Nun gibt es in Wien ja bekanntlich viele Kaffeehäuser. Sie gehören sogar zum immateriellen UNESCO-Kulturerbe und gelten als „Institution“. Viele Künstler, Literaten und Gelehrte betrachteten ihr Kaffeehaus als ihr Wohnzimmer. Davon zehren die Kaffeehäuser noch immer, Touristenströme schieben sich zur Tür hinein auf der Suche nach freien Plätzen.
Darunter leidet allerdings der eigentliche Charme. Denn das Kaffeehaus will kein Touri-Magnet sein, sondern ein gemütliches Café, Gasthaus, ein Wohnzimmer, Aufenthaltsort, ein Treffpunkt. Wo man eben nicht schnell einen Kaffee hinunterstürzt, sondern sich aufhält.
„Mein“ Kaffeehaus ist so eines: mit abgewetzten Polsterbänken, schmalen Holzstühlen eine Einrichtung, die aus den 1950er Jahren stammt. Die Ober tragen hier noch Anzug und Fliege. Natürlich stehen die Klassiker auf der Karte: vom Omlette über die Tagessuppe bis zum Apfelstrudel und der Sachertorte, von der Himbeerbrause zur Melange. Ein riesiger Tisch mit Tageszeitungen und Illustrierten. Lautes Telefonieren ist unerwünscht, es gibt keine Hintergrundmusik. Sondern die leisen Gespräche der anderen Gäste plätschern ebenso durch den Raum wie das leise Geschirrklappern. Es ist entspannt. Dass auch hier einst ein Literat seinen Stammplatz hatte, spielt keine große Rolle.
Mein Hochsensiblen-Ich ist beruhigt
Ich fühle mich wohl hier. Denn:
- es gibt gemäßigt-viele Reize. Zu wenig wären für mich als Scanner nämlich auch langweilig. Aber es ist nicht „aufregend“ oder unkalkulierbar.
- es ist ruhig genug
- ich falle nicht auf, muss keinen Smalltalk machen und kann auch allein hier her kommen. Ich fühle mich unbeobachtet.
- für Essen und Trinken ist gesorgt, es muss aber nichts Aufwändiges bestellt werden
- die Atmosphäre ist distanziert-familiär. Stammgäste, so meine Beobachtung, gehören dazu und werden willkommen geheißen. Aber auch Fremde finden einen Platz.
Insgesamt ist es sehr unaufgeregt. Ich kann lesen, in Zeitungen schmökern, hole zwischenzeitlich mein Strickzeug oder mein Notizheft hervor.
Ich habe also meine smultroställe in Wien gefunden. Ideal für eine ausgedehnte Pause zwischen zwei Museen oder an einem grauen Regentag.

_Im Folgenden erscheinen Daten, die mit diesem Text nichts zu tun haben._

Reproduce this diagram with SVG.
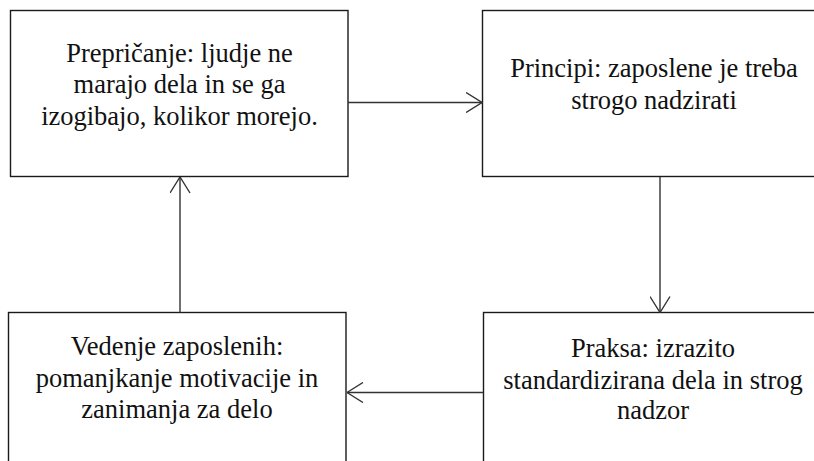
<svg xmlns="http://www.w3.org/2000/svg" width="814" height="461" viewBox="0 0 814 461">
<style>
.box{fill:#fff;stroke:#1a1a1a;stroke-width:1.4}
.con{fill:none;stroke:#333;stroke-width:1.4}
</style>
<defs>
<marker id="arr" viewBox="0 0 17 21" refX="16.5" refY="10.5" markerWidth="17" markerHeight="21" orient="auto" markerUnits="userSpaceOnUse">
<path d="M0.5,0.5 L16.5,10.5 L0.5,20.5" fill="none" stroke="#333" stroke-width="1.4"/>
</marker>
</defs>
<rect width="814" height="461" fill="#fff"/>
<g font-family="Liberation Serif, DejaVu Serif, serif" font-size="26.5" fill="#111" text-anchor="middle">
<g id="n1">
<rect class="box" x="10.5" y="10.5" width="337.5" height="166"/>
<text x="179.5" y="61.5">Prepričanje: ljudje ne</text>
<text x="179.5" y="93">marajo dela in se ga</text>
<text x="179.5" y="124.5">izogibajo, kolikor morejo.</text>
</g>
<g id="n2">
<rect class="box" x="482.5" y="10.5" width="345" height="166"/>
<text x="654" y="77">Principi: zaposlene je treba</text>
<text x="654" y="108.5">strogo nadzirati</text>
</g>
<g id="n3">
<rect class="box" x="483.5" y="312.5" width="345" height="170"/>
<text x="653" y="357">Praksa: izrazito</text>
<text x="653" y="388.5">standardizirana dela in strog</text>
<text x="653" y="418.5">nadzor</text>
</g>
<g id="n4">
<rect class="box" x="8.5" y="312.5" width="337.5" height="170"/>
<text x="177" y="355">Vedenje zaposlenih:</text>
<text x="177" y="386.5">pomanjkanje motivacije in</text>
<text x="177" y="418">zanimanja za delo</text>
</g>
</g>
<g id="connectors">
<line class="con" x1="348" y1="102.5" x2="482" y2="102.5" marker-end="url(#arr)"/>
<line class="con" x1="660" y1="177" x2="660" y2="312.5" marker-end="url(#arr)"/>
<line class="con" x1="483.5" y1="392.5" x2="347" y2="392.5" marker-end="url(#arr)"/>
<line class="con" x1="180" y1="312.5" x2="180" y2="177" marker-end="url(#arr)"/>
</g>
</svg>
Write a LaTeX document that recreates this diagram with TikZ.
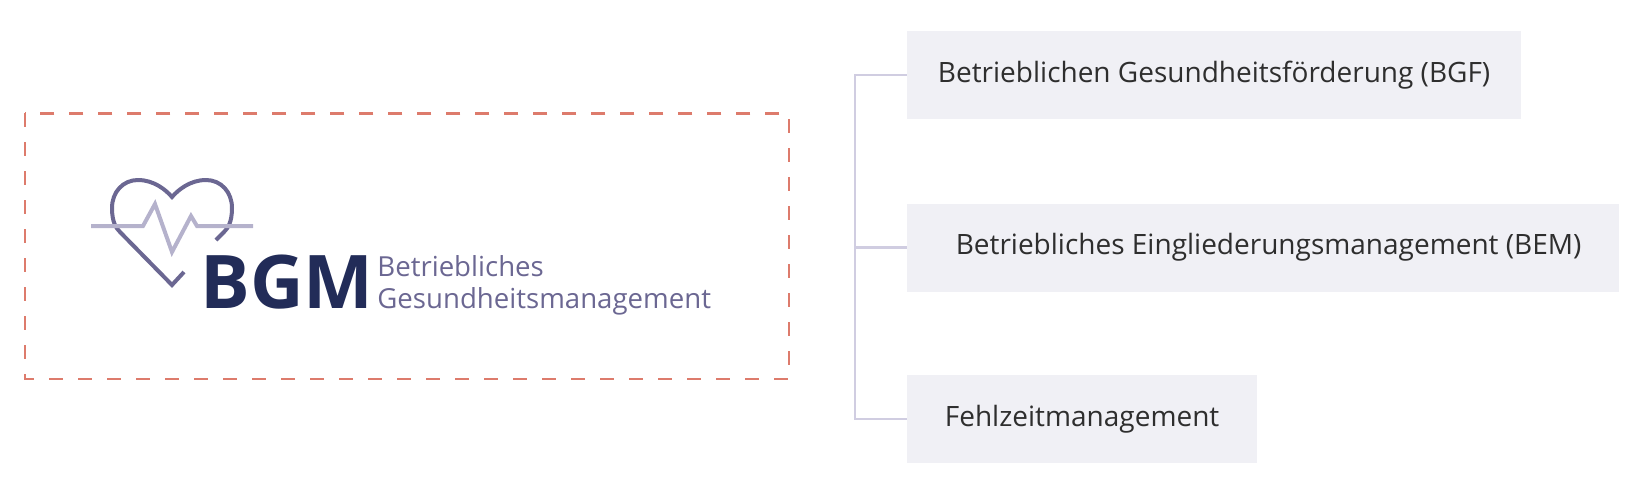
\documentclass[tikz,border=0pt]{standalone}
\usepackage{fontspec}
\setmainfont{Open Sans}
\definecolor{dashcol}{RGB}{221,123,108}
\definecolor{heartcol}{RGB}{107,103,146}
\definecolor{beatcol}{RGB}{181,178,204}
\definecolor{bgmcol}{RGB}{34,44,88}
\definecolor{itemfill}{RGB}{240,240,245}
\definecolor{itemtext}{RGB}{46,46,46}
\definecolor{linkcol}{RGB}{208,205,225}

\begin{document}
\begin{tikzpicture}[x=0.5pt, y=-0.5pt,
  item/.style={fill=itemfill, text=itemtext, anchor=west, inner sep=0pt,
    minimum height=44pt, font=\fontsize{14}{16}\selectfont},
  link/.style={draw=linkcol, line width=1.2pt},
  frame/.style={draw=dashcol, line width=1.2pt, dash pattern=on 7pt off 7.5pt},
  heart/.style={draw=heartcol, line width=2pt},
  beat/.style={draw=beatcol, line width=2pt},
  bgmtext/.style={text=bgmcol, inner sep=0pt, anchor=base west,
    font=\bfseries\fontsize{37}{40}\selectfont},
  claim/.style={text=heartcol, inner sep=0pt, anchor=base west,
    text height=10pt, text depth=3pt, font=\fontsize{13.8}{16}\selectfont}]
\useasboundingbox (0,0) rectangle (1648,493);
% logo frame
\draw[frame] (25,113.3) rectangle (789,379);
% heart with pulse
\draw[heart] (216,240) -- (224,232) .. controls (228,228) and (232,222) .. (232,208)
  .. controls (232,192) and (221,180) .. (206,180)
  .. controls (190,180) and (178,190) .. (172,197)
  .. controls (166,190) and (154,180) .. (138,180)
  .. controls (123,180) and (112,192) .. (112,208)
  .. controls (112,222) and (116,228) .. (120,232)
  -- (172,285) -- (184,272);
\draw[beat] (91,226) -- (143,226) -- (155,204) -- (172,252) -- (191,216)
  -- (197,226) -- (253,226);
\node[bgmtext] (bgm) at (200,308) {BGM};
\node[claim] (claimtop) at (377,276) {Betriebliches};
\node[claim] (claimbot) at (377,308) {Gesundheitsmanagement};
% the three parts
\node[item, minimum width=307pt] (bgf) at (906.7,74.7) {Betrieblichen Gesundheitsförderung (BGF)};
\node[item, minimum width=356pt] (bem) at (906.7,247.5) {\hspace*{5.5pt}Betriebliches Eingliederungsmanagement (BEM)};
\node[item, minimum width=175pt] (fz) at (906.7,419) {Fehlzeitmanagement};
\coordinate (spine) at (855,0);
\draw[link] (bgf.west) -- (bgf.west -| spine) |- (fz.west);
\draw[link] (bem.west) -- (bem.west -| spine);
\end{tikzpicture}
\end{document}
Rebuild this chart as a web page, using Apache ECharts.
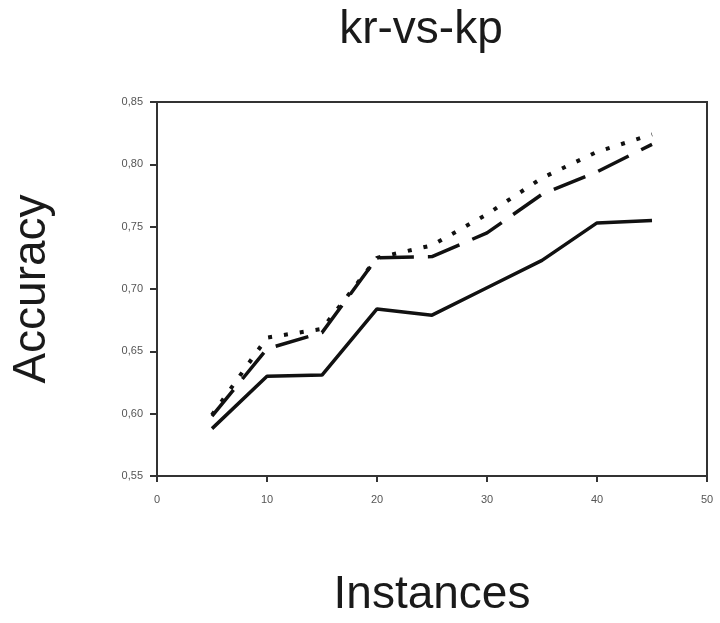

Inzwischen bin ich leider wieder zu Hause. Ich hätte auch hier gerne so ein Kaffeehaus. Ähnliches kenne ich hier nicht wirklich, auch wenn es schöne Cafés gibt. Vielleicht mache ich ja mal eine feine Entdeckung – oder eröffne eines Tages doch ein Hamburger Kaffeehaus…!?